Aim
What is the number of lines that include the word "this"? Provide only that figure.

Records supplied
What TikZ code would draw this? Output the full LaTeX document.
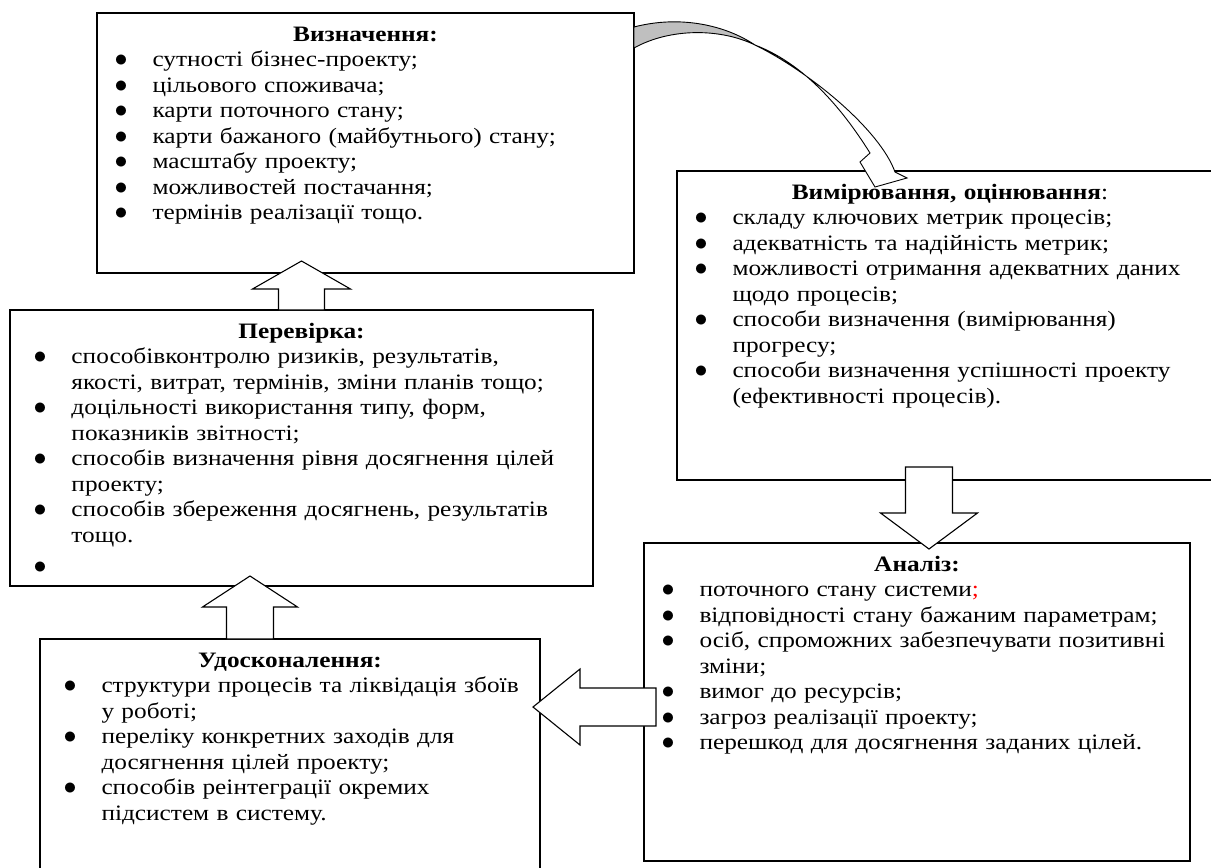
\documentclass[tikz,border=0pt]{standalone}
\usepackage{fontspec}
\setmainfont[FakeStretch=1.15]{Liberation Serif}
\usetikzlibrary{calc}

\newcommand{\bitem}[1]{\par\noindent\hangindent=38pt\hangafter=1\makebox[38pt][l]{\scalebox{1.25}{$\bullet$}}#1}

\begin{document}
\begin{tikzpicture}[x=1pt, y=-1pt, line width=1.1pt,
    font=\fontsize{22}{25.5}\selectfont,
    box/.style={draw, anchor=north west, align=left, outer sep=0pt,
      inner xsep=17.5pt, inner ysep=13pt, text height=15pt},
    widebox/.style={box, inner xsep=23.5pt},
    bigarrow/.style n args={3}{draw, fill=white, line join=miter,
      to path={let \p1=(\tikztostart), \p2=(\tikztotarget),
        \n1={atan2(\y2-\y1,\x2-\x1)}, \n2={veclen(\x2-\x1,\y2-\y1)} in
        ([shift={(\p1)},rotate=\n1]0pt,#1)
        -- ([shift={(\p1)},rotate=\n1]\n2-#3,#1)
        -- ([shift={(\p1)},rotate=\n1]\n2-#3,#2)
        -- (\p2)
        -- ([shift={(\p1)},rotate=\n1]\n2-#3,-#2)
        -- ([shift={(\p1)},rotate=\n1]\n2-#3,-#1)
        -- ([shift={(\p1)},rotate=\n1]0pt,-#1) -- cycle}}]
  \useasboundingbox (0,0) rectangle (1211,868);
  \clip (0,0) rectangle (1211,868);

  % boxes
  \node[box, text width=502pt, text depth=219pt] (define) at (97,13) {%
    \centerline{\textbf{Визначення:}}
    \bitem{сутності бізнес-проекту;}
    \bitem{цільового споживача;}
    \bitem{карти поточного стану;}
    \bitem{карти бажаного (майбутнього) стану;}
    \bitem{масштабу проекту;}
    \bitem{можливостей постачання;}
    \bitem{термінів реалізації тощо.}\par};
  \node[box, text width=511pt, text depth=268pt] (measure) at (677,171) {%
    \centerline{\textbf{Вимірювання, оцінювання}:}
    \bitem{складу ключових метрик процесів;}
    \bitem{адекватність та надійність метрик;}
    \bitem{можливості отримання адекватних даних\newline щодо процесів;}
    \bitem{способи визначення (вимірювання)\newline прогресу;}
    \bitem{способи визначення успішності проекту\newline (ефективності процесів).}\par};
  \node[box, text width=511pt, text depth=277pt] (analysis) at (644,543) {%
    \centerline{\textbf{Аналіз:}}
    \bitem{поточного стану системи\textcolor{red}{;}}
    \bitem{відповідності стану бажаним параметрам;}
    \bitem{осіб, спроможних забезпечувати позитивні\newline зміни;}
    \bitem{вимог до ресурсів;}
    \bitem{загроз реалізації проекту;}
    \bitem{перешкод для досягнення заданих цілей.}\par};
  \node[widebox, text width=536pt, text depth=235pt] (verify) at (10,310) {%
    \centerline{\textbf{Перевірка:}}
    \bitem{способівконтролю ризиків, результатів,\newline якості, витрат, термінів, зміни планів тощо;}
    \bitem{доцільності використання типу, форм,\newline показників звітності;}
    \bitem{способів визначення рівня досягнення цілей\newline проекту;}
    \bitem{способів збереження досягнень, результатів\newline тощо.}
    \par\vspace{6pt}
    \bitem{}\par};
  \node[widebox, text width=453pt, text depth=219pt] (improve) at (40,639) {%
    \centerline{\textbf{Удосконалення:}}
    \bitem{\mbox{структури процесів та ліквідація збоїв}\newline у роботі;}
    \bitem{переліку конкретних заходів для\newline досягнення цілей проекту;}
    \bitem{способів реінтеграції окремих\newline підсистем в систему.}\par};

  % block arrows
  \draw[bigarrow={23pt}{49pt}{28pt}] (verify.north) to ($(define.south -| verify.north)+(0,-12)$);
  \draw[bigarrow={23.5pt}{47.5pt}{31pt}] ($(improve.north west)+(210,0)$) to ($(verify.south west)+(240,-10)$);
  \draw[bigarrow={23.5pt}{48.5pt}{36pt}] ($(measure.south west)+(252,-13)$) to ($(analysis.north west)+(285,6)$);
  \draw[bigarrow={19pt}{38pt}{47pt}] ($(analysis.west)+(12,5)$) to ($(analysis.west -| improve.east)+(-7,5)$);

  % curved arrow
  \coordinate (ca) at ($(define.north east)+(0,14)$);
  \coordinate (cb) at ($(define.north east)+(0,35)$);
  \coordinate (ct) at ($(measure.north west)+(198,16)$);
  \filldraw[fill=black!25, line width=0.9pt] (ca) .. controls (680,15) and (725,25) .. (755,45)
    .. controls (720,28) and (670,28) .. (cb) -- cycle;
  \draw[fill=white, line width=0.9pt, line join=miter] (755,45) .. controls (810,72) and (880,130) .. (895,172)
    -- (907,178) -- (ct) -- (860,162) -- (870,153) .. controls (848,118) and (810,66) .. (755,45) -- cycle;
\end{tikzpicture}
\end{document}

* * *

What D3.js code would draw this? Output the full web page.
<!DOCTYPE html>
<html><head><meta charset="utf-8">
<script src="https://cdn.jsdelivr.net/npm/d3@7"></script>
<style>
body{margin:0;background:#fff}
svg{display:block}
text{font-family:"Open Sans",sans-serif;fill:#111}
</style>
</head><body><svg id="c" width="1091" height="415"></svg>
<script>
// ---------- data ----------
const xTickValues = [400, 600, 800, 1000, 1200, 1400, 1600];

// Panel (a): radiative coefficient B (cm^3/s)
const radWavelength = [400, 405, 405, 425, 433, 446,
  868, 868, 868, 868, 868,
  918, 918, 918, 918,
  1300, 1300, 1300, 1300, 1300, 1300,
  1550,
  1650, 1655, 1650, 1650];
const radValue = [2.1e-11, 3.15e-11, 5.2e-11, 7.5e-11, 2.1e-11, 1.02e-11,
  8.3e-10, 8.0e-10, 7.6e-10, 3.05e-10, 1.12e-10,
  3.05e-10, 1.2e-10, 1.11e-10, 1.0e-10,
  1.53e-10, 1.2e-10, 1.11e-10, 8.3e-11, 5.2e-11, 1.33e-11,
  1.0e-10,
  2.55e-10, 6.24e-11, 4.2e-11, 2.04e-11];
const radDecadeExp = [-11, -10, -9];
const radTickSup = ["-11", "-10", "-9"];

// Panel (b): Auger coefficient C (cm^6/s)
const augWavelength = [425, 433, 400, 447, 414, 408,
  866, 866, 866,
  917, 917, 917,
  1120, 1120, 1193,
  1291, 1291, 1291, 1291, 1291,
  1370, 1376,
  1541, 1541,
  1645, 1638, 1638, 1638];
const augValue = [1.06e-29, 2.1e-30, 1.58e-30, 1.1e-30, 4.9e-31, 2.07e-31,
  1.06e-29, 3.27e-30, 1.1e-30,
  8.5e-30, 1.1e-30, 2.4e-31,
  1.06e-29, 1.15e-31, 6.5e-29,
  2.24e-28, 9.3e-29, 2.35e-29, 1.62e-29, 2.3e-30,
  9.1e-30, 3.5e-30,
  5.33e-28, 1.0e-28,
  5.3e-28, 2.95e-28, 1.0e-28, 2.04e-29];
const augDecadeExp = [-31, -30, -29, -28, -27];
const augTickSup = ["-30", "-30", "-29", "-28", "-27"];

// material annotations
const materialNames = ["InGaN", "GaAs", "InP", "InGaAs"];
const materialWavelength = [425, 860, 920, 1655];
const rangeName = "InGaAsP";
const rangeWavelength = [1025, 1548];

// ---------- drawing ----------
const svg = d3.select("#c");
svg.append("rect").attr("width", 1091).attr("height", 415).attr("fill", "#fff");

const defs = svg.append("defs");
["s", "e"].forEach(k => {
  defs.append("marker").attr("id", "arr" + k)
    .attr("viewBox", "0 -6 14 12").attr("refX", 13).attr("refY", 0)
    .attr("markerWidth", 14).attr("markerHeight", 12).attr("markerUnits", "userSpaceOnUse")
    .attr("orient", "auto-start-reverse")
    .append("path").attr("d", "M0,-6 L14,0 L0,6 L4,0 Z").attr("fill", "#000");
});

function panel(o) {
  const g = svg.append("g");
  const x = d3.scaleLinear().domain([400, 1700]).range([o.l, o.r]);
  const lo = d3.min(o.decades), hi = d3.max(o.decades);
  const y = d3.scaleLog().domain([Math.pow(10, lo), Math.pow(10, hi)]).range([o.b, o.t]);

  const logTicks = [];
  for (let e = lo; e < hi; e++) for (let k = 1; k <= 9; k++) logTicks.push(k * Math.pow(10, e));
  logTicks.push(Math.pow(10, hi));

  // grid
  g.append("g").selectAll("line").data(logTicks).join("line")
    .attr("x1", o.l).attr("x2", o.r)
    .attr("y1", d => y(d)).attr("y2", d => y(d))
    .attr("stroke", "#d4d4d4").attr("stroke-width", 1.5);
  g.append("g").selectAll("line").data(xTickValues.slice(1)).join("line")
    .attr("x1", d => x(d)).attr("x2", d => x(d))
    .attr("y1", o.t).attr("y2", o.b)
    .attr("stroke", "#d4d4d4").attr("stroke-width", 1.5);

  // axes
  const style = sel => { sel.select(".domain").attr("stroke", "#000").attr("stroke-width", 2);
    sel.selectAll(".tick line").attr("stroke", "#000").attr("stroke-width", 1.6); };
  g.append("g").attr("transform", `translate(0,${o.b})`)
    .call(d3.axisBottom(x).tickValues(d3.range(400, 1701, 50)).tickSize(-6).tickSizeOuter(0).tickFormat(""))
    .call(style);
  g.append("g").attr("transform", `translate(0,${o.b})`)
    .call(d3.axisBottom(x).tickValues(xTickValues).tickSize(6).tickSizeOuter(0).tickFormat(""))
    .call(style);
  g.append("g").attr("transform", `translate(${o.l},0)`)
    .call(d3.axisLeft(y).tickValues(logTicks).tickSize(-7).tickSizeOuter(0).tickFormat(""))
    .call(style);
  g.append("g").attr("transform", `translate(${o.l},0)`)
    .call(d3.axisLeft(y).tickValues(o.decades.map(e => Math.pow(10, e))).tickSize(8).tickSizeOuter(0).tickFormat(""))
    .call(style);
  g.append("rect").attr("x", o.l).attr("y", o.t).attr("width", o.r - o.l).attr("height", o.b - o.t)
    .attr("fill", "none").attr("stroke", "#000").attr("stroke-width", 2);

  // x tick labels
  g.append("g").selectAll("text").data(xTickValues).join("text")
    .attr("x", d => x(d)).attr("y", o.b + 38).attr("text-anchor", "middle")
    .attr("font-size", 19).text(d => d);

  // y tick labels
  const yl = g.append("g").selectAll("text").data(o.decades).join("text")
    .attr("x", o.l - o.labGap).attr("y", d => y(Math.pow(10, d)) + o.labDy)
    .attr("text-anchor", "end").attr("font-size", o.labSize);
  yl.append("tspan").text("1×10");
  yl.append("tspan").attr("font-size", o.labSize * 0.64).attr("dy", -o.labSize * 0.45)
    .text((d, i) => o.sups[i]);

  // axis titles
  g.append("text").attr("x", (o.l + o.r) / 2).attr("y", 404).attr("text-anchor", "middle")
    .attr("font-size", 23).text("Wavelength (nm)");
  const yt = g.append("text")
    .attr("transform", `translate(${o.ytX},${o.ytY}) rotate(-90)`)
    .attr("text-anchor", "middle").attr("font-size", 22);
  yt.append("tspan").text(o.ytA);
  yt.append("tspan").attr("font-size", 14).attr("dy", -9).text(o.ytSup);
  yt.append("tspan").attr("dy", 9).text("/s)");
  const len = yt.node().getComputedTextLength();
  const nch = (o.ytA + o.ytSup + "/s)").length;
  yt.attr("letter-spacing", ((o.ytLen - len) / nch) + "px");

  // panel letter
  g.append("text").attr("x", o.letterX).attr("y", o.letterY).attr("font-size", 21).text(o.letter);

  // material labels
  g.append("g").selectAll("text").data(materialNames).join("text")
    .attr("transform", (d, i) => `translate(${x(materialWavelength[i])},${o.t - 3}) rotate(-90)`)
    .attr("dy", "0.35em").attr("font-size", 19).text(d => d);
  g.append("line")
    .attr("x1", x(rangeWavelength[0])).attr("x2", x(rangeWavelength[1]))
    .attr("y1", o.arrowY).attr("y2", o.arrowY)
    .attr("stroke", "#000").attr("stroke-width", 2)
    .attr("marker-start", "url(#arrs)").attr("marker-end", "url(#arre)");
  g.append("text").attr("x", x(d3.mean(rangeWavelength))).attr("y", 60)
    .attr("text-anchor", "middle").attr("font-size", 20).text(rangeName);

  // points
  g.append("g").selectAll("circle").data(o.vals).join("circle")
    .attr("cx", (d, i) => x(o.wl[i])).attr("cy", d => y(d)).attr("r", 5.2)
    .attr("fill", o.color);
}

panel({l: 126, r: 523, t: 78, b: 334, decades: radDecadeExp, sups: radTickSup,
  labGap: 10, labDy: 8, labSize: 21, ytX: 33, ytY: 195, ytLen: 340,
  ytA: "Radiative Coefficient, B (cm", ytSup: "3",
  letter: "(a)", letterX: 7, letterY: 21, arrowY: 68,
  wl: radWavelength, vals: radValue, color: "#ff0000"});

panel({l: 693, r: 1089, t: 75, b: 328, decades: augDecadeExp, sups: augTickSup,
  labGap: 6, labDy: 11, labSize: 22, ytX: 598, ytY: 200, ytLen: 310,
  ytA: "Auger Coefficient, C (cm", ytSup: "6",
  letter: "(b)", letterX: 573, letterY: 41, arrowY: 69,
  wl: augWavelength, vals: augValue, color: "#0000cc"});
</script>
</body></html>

* * *

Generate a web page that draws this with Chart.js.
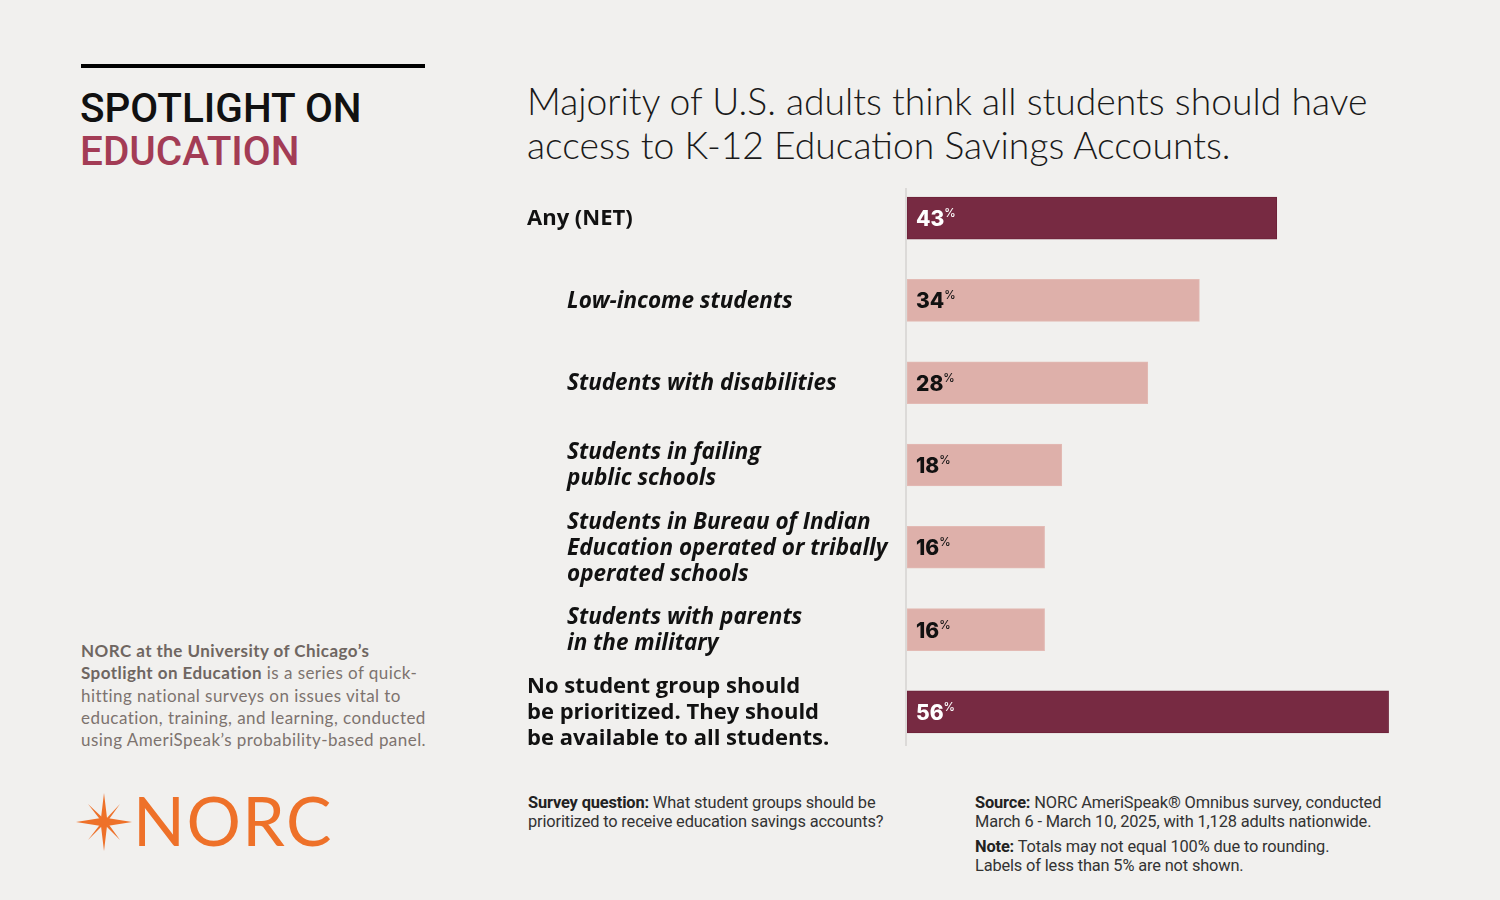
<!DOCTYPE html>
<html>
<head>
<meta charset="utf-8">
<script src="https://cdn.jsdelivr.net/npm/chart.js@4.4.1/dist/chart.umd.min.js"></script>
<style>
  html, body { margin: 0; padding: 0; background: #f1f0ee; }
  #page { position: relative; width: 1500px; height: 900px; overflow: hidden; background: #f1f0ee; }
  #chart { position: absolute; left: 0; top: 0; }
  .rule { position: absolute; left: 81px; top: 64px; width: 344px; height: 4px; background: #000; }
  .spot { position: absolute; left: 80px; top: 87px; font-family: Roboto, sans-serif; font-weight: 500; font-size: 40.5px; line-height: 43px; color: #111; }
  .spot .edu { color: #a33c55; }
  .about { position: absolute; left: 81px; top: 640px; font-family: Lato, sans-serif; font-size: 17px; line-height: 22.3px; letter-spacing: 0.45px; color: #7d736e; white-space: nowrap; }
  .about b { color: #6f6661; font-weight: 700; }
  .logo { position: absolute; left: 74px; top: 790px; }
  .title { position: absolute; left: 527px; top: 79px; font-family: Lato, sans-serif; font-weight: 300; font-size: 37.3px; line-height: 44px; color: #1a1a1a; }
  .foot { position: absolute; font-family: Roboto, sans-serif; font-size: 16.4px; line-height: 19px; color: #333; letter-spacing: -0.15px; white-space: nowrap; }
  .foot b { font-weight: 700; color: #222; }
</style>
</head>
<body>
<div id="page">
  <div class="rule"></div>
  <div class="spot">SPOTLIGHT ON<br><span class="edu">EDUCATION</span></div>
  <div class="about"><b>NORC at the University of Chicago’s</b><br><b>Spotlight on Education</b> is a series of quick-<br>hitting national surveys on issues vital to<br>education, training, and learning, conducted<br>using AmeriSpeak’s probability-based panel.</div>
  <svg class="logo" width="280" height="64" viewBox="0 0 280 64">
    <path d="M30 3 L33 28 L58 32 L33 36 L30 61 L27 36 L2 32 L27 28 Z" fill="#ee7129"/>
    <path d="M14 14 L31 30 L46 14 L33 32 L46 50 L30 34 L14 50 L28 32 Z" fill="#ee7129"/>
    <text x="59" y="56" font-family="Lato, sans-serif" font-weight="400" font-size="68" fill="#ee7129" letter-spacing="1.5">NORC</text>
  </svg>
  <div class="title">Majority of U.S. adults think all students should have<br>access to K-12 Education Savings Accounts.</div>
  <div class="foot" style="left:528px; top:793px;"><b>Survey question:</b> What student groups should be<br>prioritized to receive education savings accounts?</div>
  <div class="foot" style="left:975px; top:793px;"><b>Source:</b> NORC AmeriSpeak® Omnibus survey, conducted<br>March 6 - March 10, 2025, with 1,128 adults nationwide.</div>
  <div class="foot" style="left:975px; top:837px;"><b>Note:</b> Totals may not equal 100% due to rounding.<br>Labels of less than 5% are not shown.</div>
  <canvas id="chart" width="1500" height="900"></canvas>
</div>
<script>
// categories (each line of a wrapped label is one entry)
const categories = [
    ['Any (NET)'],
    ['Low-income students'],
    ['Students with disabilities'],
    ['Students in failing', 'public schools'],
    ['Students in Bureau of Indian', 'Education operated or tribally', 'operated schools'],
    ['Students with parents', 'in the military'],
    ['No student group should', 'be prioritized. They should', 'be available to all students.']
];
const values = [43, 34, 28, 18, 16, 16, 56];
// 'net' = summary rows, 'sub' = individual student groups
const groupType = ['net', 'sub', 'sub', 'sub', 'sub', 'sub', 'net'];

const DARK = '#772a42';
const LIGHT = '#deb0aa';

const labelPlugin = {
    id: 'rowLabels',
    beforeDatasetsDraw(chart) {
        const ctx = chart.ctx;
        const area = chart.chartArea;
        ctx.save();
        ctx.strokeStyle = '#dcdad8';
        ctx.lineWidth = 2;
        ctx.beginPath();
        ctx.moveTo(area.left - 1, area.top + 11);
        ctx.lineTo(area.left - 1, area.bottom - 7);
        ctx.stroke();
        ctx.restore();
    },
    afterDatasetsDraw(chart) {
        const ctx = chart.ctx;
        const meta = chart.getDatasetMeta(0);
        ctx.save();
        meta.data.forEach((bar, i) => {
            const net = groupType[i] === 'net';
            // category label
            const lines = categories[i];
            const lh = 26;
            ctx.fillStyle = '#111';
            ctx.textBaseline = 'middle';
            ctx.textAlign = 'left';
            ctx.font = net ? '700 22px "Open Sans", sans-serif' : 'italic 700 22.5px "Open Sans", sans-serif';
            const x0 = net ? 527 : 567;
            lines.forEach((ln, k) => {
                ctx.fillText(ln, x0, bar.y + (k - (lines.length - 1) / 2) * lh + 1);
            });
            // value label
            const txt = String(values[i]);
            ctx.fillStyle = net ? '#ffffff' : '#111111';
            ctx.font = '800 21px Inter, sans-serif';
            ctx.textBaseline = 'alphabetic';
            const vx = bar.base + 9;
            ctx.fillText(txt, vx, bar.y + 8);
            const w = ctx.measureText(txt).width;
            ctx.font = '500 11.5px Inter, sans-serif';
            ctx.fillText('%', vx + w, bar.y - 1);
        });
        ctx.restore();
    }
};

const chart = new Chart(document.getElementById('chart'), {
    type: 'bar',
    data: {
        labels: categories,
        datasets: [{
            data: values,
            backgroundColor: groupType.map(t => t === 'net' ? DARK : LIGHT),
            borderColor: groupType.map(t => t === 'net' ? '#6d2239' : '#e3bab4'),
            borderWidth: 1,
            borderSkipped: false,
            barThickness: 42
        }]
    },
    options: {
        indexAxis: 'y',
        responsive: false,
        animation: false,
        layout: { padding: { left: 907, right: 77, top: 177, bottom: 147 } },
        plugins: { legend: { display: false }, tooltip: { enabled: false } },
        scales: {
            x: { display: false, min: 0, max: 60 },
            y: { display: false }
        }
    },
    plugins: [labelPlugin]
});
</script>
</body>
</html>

Solved exercise
3